Sehr viel sympathischer ist da schon der berühmte Ausspruch von René Descartes: “Cogito ergo sum.” – Ich denke, also bin ich.
Wenn man da noch das zentrale Verb durch die gefälligere Wortschöpfung von Kurt Tucholsky “denkeln” ersetzt, dann hat man’s. Im Biergarten zu sitzen und zu denkeln, mag zwar nicht die höchste Form des Seins darstellen. Aber das Ich fühlt sich dabei doch immer sauwohl.
Und wie die Mädels wieder aussehen an so einem Frühlingsabend! Der jetzt eigentlich fällige Bezug auf Platon entfällt deshalb an dieser Stelle.
Überhaupt: Was sich die Leute manchmal so denken, das wundert einen schon. In China gab es Anfang der Woche Verletzte, als wegen des iPad 2 Apple-Stores gestürmt wurden. Eigentlich sollte man ja meinen, die Leute dort hätten genug von ständiger Überwachung und davon, dass sie nicht machen können, was sie wollen. Und dann kaufen die sich freiwillig ausgerechnet solche Gadgets.
Das lässt sich wohl nur mit Jean-Jacques Rousseaus Erkenntnis aus Émile erklären: “Keine Unterwerfung ist so vollkommen wie die, die den Anschein der Freiheit wahrt.”
Man stelle sich nur einmal vor – quasi als philosophische Übung in der Disziplin der Spekulation – die Volkszählung von 1987 hätte erst stattgefunden, nachdem die Leute sich an Datensammler wie Apple, Google und Facebook gewöhnt hätten. Womöglich wären die Proteste und Klagen ausgeblieben. Und dem Bundesverfassungsgericht wäre es verwehrt geblieben, mit dem Recht auf informationelle Selbstbestimmung Geschichte zu schreiben.
Es ist doch einfach bizarr, wie dreist ausgerechnet die Konzerne, die nichts über sich herauslassen, die persönlichen Daten von Kunden und Nutzern abgreifen. Das führt zu einer existentiellen Frage, zu jener nach der – tendenziell prekären – Existenz eines freien Zeilenschreibers: Gibt es dafür überhaupt eine Berechtigung?
Es gibt! Man muss doch über Apple, Google und Konsorten schreiben. Denn wie hat es Albert Camus im Mythos des Sisyphos so schön formuliert: “Das Absurde hat nur insofern einen Sinn, als man sich nicht mit ihm abfindet.”

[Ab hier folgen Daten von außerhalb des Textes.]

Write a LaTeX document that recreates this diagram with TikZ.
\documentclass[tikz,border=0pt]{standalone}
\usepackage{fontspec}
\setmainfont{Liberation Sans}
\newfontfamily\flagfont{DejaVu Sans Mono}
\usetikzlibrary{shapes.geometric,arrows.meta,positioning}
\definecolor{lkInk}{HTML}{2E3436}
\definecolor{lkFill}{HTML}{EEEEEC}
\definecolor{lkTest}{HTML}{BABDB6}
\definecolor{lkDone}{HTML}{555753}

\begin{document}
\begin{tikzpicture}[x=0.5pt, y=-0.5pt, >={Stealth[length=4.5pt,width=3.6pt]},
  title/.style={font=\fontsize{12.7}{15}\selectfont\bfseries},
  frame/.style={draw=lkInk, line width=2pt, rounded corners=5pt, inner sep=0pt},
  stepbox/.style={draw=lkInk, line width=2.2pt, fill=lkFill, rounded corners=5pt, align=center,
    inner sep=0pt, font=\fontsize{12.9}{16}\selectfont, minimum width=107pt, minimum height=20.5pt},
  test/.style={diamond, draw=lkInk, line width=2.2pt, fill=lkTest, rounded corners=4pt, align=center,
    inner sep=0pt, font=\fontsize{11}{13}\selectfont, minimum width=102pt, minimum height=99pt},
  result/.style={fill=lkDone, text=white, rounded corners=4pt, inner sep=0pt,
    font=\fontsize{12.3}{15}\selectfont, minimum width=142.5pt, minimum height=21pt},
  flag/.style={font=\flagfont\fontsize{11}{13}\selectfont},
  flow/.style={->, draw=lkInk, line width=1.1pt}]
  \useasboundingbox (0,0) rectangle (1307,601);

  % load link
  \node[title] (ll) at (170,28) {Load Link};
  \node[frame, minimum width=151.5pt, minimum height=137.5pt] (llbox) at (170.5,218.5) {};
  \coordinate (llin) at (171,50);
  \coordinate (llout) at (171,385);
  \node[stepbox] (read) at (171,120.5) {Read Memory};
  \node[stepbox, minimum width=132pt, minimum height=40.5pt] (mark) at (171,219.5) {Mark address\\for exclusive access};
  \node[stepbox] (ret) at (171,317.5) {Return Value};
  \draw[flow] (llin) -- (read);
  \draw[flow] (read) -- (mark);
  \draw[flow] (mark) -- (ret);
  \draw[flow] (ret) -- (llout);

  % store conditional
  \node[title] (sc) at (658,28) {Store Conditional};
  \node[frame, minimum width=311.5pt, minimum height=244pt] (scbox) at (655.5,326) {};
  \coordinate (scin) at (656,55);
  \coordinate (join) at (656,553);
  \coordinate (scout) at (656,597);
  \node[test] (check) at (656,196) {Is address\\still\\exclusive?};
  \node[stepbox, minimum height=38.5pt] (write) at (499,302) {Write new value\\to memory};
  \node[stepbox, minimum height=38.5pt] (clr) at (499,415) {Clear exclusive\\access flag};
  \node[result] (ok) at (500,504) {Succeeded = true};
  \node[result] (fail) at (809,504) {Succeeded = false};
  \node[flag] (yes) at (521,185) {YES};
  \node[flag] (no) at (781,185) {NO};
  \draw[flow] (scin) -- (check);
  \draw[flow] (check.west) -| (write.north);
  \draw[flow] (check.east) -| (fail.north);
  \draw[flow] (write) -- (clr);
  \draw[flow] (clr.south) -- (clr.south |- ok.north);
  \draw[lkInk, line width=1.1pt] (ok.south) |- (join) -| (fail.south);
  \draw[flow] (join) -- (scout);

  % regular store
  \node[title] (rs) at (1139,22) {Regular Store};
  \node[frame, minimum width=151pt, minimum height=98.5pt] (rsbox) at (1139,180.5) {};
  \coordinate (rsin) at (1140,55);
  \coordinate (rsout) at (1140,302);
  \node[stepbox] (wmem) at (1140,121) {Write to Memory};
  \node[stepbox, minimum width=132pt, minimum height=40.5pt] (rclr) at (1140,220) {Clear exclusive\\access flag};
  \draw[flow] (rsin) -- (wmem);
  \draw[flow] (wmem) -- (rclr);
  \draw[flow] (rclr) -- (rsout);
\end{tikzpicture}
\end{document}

Und dieser Sisyphos hatte auch einen verdammt sicheren Job. Dem ging die Arbeit nie aus.
Vielleicht liegt’s ja auch am Bier. Aber diese Erkenntnis gibt einem als Schreiber doch immer wieder ein gutes Gefühl.
Als Glossen-Schreiber ist man deswegen auch notwendiger Weise Marxist, zumindest in dem Sinn, wie es dieser Denker in der Kritik der Hegelschen Rechtsphilosophie dargelegt hat: “Man muss diese versteinerten Verhältnisse dadurch zum Tanzen bringen, dass man ihnen ihre eigene Melodie vorsingt.”

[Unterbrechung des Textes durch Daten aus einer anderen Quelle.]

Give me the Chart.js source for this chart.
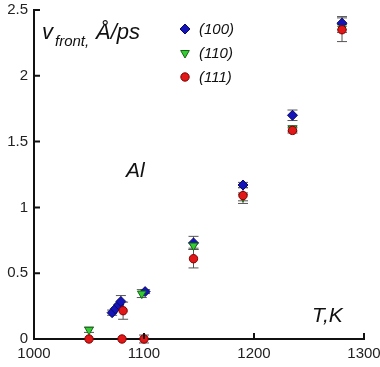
<!DOCTYPE html>
<html>
<head>
<meta charset="utf-8">
<script src="https://cdn.jsdelivr.net/npm/chart.js@4"></script>
<style>
  body { margin:0; background:#fff; }
  #wrap { position:relative; width:380px; height:367px; font-family:"Liberation Sans", Arial, sans-serif; color:#111; }
  #wrap canvas { position:absolute; left:0; top:0; }
  .lbl { position:absolute; font-style:italic; white-space:nowrap; line-height:1; }
</style>
</head>
<body>
<div id="wrap">
  <canvas id="c" width="380" height="367"></canvas>
  <div class="lbl" style="left:42px;top:21px;font-size:22px">v</div>
  <div class="lbl" style="left:55px;top:33px;font-size:15px">front,</div>
  <div class="lbl" style="left:96px;top:21px;font-size:22px">Å/ps</div>
  <div class="lbl" style="left:199px;top:21px;font-size:15px">(100)</div>
  <div class="lbl" style="left:199px;top:45px;font-size:15px">(110)</div>
  <div class="lbl" style="left:199px;top:69px;font-size:15px">(111)</div>
  <div class="lbl" style="left:126px;top:159px;font-size:21px">Al</div>
  <div class="lbl" style="left:312px;top:304px;font-size:21px">T,K</div>
</div>
<script>
// ── data: temperature (K) vs front velocity (Å/ps) ──
const T100 = [1071, 1074, 1077, 1079, 1101, 1145, 1190, 1235, 1280];
const V100 = [0.20, 0.23, 0.26, 0.285, 0.36, 0.73, 1.17, 1.70, 2.40];
const E100 = [0.02, 0, 0, 0.045, 0.015, 0.05, 0.02, 0.04, 0.05];

const T110 = [1050, 1098, 1145, 1190, 1235, 1280];
const V110 = [0.07, 0.345, 0.71, 1.08, 1.60, 2.36];
const E110 = [0.02, 0.03, 0.02, 0.03, 0.02, 0.03];

const T111 = [1050, 1080, 1100, 1081, 1145, 1190, 1235, 1280];
const V111 = [0, 0, 0, 0.215, 0.61, 1.09, 1.585, 2.35];
const E111 = [0, 0, 0.03, 0.065, 0.07, 0.06, 0.02, 0.09];

const X_TICKS = [1000, 1100, 1200, 1300];
const Y_TICKS = [0, 0.5, 1, 1.5, 2, 2.5];

const SERIES = [
  { name:'(100)', t:T100, v:V100, e:E100, style:'rectRot', rot:0,   r:5,   fill:'#1414b8', line:'#0a0a60', order:2 },
  { name:'(110)', t:T110, v:V110, e:E110, style:'triangle', rot:180, r:5,   fill:'#33cc33', line:'#116611', order:1 },
  { name:'(111)', t:T111, v:V111, e:E111, style:'circle',  rot:0,   r:4.2, fill:'#e01818', line:'#800000', order:0 }
];

const toPts = s => s.t.map((x,i) => ({ x, y:s.v[i], e:s.e[i] }));

// error bars, drawn under the markers
const errorBars = {
  id:'errorBars',
  beforeDatasetsDraw(chart) {
    const { ctx, scales:{x, y} } = chart;
    ctx.save();
    ctx.strokeStyle = '#555';
    ctx.lineWidth = 1;
    chart.data.datasets.forEach(ds => {
      ds.data.forEach(p => {
        if (!p.e) return;
        const px = x.getPixelForValue(p.x);
        const top = y.getPixelForValue(p.y + p.e), bot = y.getPixelForValue(p.y - p.e);
        ctx.beginPath();
        ctx.moveTo(px, top); ctx.lineTo(px, bot);
        ctx.moveTo(px-5, top); ctx.lineTo(px+5, top);
        ctx.moveTo(px-5, bot); ctx.lineTo(px+5, bot);
        ctx.stroke();
      });
    });
    ctx.restore();
  }
};

// inward tick marks + legend markers
const decor = {
  id:'decor',
  afterDraw(chart) {
    const { ctx, scales:{x, y}, chartArea:a } = chart;
    ctx.save();
    ctx.strokeStyle = '#111';
    ctx.lineWidth = 2;
    ctx.beginPath();
    X_TICKS.forEach(v => { const px = x.getPixelForValue(v); ctx.moveTo(px, a.bottom); ctx.lineTo(px, a.bottom-6); });
    Y_TICKS.forEach(v => { const py = y.getPixelForValue(v); ctx.moveTo(a.left, py); ctx.lineTo(a.left+6, py); });
    ctx.stroke();
    SERIES.forEach((s,i) => {
      ctx.fillStyle = s.fill; ctx.strokeStyle = s.line; ctx.lineWidth = 1;
      Chart.helpers.drawPoint(ctx, { pointStyle:s.style, radius:s.r, rotation:s.rot, borderWidth:1 }, 185, 29 + i*24);
    });
    ctx.restore();
  }
};

const tickFont = { family:'Liberation Sans', size:15 };

new Chart(document.getElementById('c'), {
  type:'scatter',
  data:{
    datasets: SERIES.map(s => ({
      label:s.name, data:toPts(s), order:s.order, clip:false,
      pointStyle:s.style, rotation:s.rot, pointRadius:s.r, pointHoverRadius:s.r,
      backgroundColor:s.fill, borderColor:s.line, borderWidth:1
    }))
  },
  options:{
    responsive:false, animation:false, events:[],
    layout:{ padding:{ top:10, right:16, left:0, bottom:0 } },
    plugins:{ legend:{ display:false }, tooltip:{ enabled:false } },
    scales:{
      x:{
        type:'linear', min:1000, max:1300,
        afterBuildTicks: sc => { sc.ticks = X_TICKS.map(value => ({ value })); },
        afterFit: sc => { sc.height = 28; sc.paddingLeft = 0; sc.paddingRight = 0; },
        grid:{ drawOnChartArea:false, drawTicks:false },
        border:{ display:true, color:'#111', width:2 },
        ticks:{ padding:6, color:'#222', font:tickFont, callback: v => String(v) }
      },
      y:{
        type:'linear', min:0, max:2.5,
        afterBuildTicks: sc => { sc.ticks = Y_TICKS.map(value => ({ value })); },
        afterFit: sc => { sc.width = 34; sc.paddingTop = 0; sc.paddingBottom = 0; },
        grid:{ drawOnChartArea:false, drawTicks:false },
        border:{ display:true, color:'#111', width:2 },
        ticks:{ padding:6, color:'#222', font:tickFont, callback: v => String(v) }
      }
    }
  },
  plugins:[errorBars, decor]
});
</script>
</body>
</html>
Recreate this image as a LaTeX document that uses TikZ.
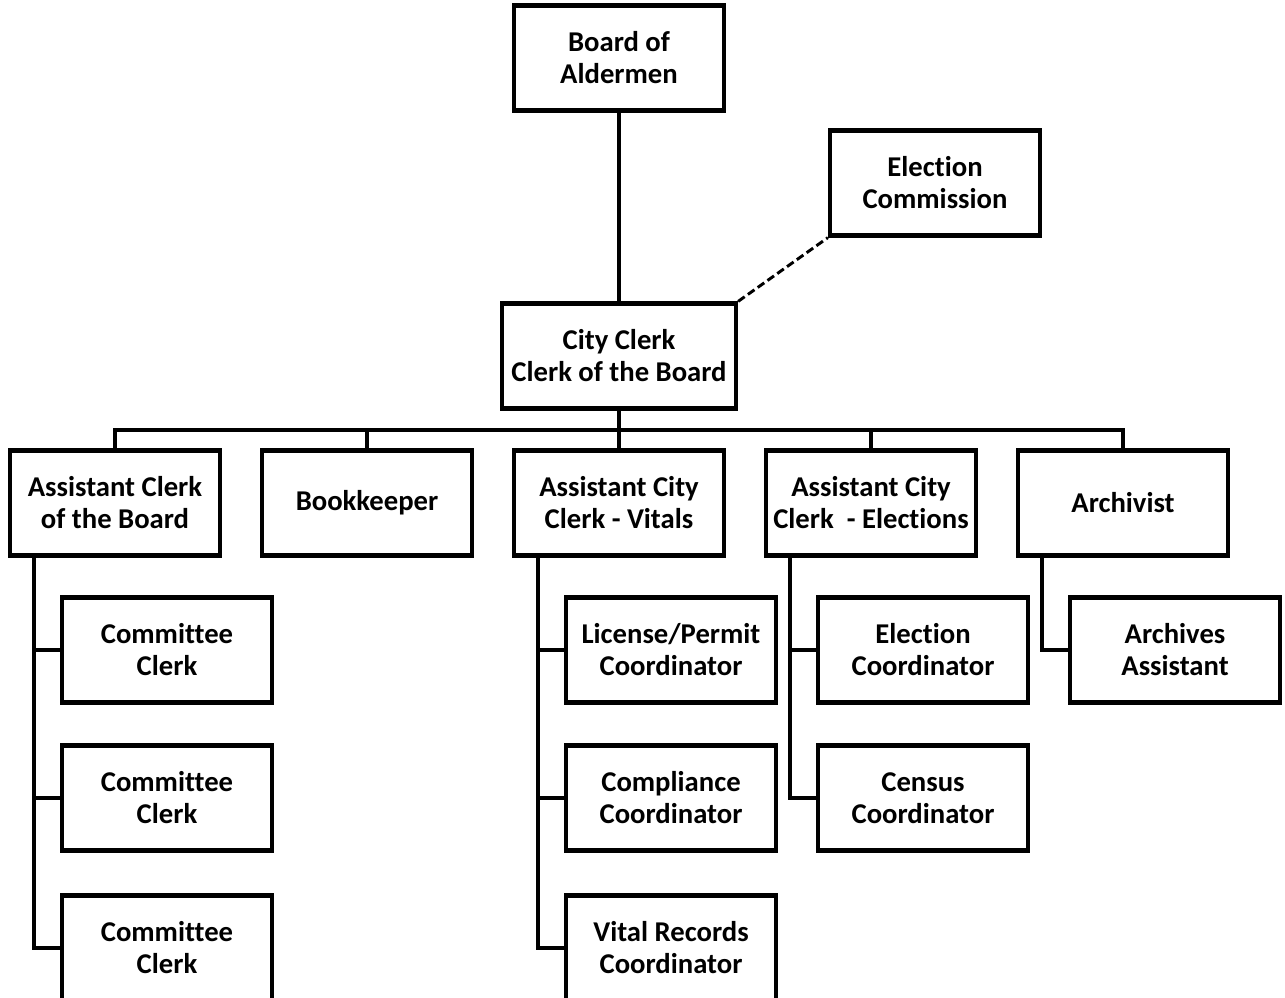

Apropos: Der Rückblick ist fertig. Die Mass ist leer. Aber ein Hegel-Zitat fehlt noch. Das darf es aber nicht bei der Erörterung philosophischer Fragen.

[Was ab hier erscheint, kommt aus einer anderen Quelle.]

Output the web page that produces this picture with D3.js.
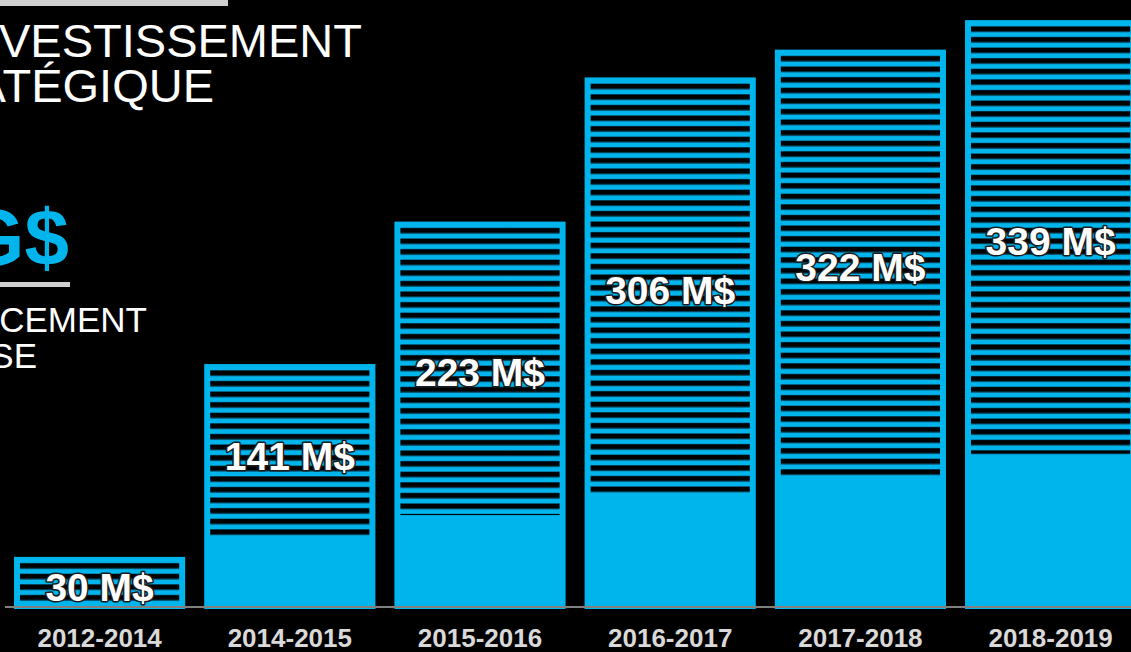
<!DOCTYPE html>
<html>
<head>
<meta charset="utf-8">
<style>
  body{ margin:0; background:#000; }
  svg{ display:block; font-family: "Liberation Sans", Arial, sans-serif; }
</style>
</head>
<body>
<svg id="chart" width="1131" height="652"></svg>

<script src="https://d3js.org/d3.v7.min.js"></script>
<script>
    // données
    const categories = ['2012-2014', '2014-2015', '2015-2016', '2016-2017', '2017-2018', '2018-2019']
    const totals     = [30, 141, 223, 306, 322, 339]     // M$ (valeur affichée)
    const solidPart  = [0, 40, 54, 66, 76, 89]           // partie pleine en bas de la barre
    const valueLabels = totals.map(v => v + ' M$')

    const cyan = '#00b5ec'
    const svg = d3.select('#chart')

    svg.append('rect')
       .attr('width', 1131)
       .attr('height', 652)
       .attr('fill', '#000')

    // dégradé pour les rayures
    const defs = svg.append('defs')
    const grad = defs.append('linearGradient')
                     .attr('id', 'stripe')
                     .attr('x1', 0).attr('x2', 0)
                     .attr('y1', 0).attr('y2', 1)
    grad.append('stop').attr('offset', '0%').attr('stop-color', '#08597a')
    grad.append('stop').attr('offset', '18%').attr('stop-color', '#000')
    grad.append('stop').attr('offset', '68%').attr('stop-color', '#000')
    grad.append('stop').attr('offset', '100%').attr('stop-color', '#0a7aa3')

    // échelles
    const x = d3.scaleBand()
                .domain(categories)
                .range([4.5, 4.5 + 6 * 190.2])
                .paddingInner(0.1)
                .paddingOuter(0.05)

    const y = d3.scaleLinear()
                .domain([0, 350])
                .range([609, 1])

    const border = 6
    const period = 10.6

    const bars = categories.map((c, i) => ({
        cat: c,
        total: totals[i],
        solid: solidPart[i],
        label: valueLabels[i]
    }))

    const g = svg.append('g')
                 .selectAll('g')
                 .data(bars)
                 .join('g')

    // barre complète
    g.append('rect')
     .attr('x', d => x(d.cat))
     .attr('y', d => y(d.total))
     .attr('width', x.bandwidth())
     .attr('height', d => y(0) - y(d.total))
     .attr('fill', cyan)

    // rayures horizontales dans la partie supérieure
    g.each(function(d){
        const top = y(d.total) + border
        const bottom = d.solid > 0 ? y(d.solid) : y(0) - border
        const rows = d3.range(top, bottom - 1, period)
        d3.select(this).selectAll('rect.stripe')
          .data(rows)
          .join('rect')
          .attr('class', 'stripe')
          .attr('x', x(d.cat) + border)
          .attr('y', r => r)
          .attr('width', x.bandwidth() - 2 * border)
          .attr('height', r => Math.min(6.4, bottom - r))
          .attr('fill', 'url(#stripe)')
    })

    // étiquettes de valeur, centrées dans la partie rayée
    g.append('text')
     .attr('x', d => x(d.cat) + x.bandwidth() / 2)
     .attr('y', d => {
         const top = y(d.total)
         const bottom = d.solid > 0 ? y(d.solid) : y(0)
         return (top + bottom) / 2 + 18
     })
     .attr('text-anchor', 'middle')
     .attr('font-size', 39)
     .attr('font-weight', 'bold')
     .attr('fill', '#fff')
     .attr('stroke', '#1a1a1a')
     .attr('stroke-width', 3)
     .attr('paint-order', 'stroke')
     .attr('stroke-linejoin', 'round')
     .text(d => d.label)

    // ligne de base
    svg.append('line')
       .attr('x1', 5).attr('x2', 1131)
       .attr('y1', 607).attr('y2', 607)
       .attr('stroke', '#808080')
       .attr('stroke-width', 2)

    // axe X
    const xAxis = d3.axisBottom(x).tickSize(0).tickPadding(0)
    const axisG = svg.append('g')
                     .attr('transform', 'translate(0,629)')
                     .call(xAxis)
    axisG.select('.domain').remove()
    axisG.selectAll('text')
         .attr('dy', '0.71em')
         .attr('font-size', 26)
         .attr('font-weight', 'bold')
         .attr('font-family', '"Liberation Sans", Arial, sans-serif')
         .attr('fill', '#d9d9d9')

    // textes à gauche (coupés par le bord)
    svg.append('rect')
       .attr('x', 0).attr('y', 0)
       .attr('width', 228).attr('height', 6)
       .attr('fill', '#d0d0d0')

    svg.append('text')
       .attr('x', 362).attr('y', 57)
       .attr('text-anchor', 'end')
       .attr('font-size', 47)
       .attr('fill', '#fff')
       .text('INVESTISSEMENT')

    svg.append('text')
       .attr('x', 214).attr('y', 102)
       .attr('text-anchor', 'end')
       .attr('font-size', 47)
       .attr('fill', '#fff')
       .text('STRATÉGIQUE')

    svg.append('text')
       .attr('x', 69).attr('y', 265)
       .attr('text-anchor', 'end')
       .attr('font-size', 80)
       .attr('font-weight', 'bold')
       .attr('fill', cyan)
       .text('G$')

    svg.append('rect')
       .attr('x', 0).attr('y', 282)
       .attr('width', 70).attr('height', 5)
       .attr('fill', '#d0d0d0')

    svg.append('text')
       .attr('x', 147).attr('y', 332)
       .attr('text-anchor', 'end')
       .attr('font-size', 35)
       .attr('fill', '#fff')
       .text('CEMENT')

    svg.append('text')
       .attr('x', 37).attr('y', 368)
       .attr('text-anchor', 'end')
       .attr('font-size', 35)
       .attr('fill', '#fff')
       .text('SE')
</script>
</body>
</html>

Deshalb wird der Schreiber auf dem Heimweg noch einen Abstecher an einen Ort machen, für den die Menschen in Bayern so schöne Bezeichnungen gefunden haben wie “Biesel-Center” oder “Befreiungshalle”. Schließlich hat Georg Wilhelm Friedrich Hegel in der Enzyklopädie der philosophischen Wissenschaften klar erkannt: “Bier treibt den Urin”.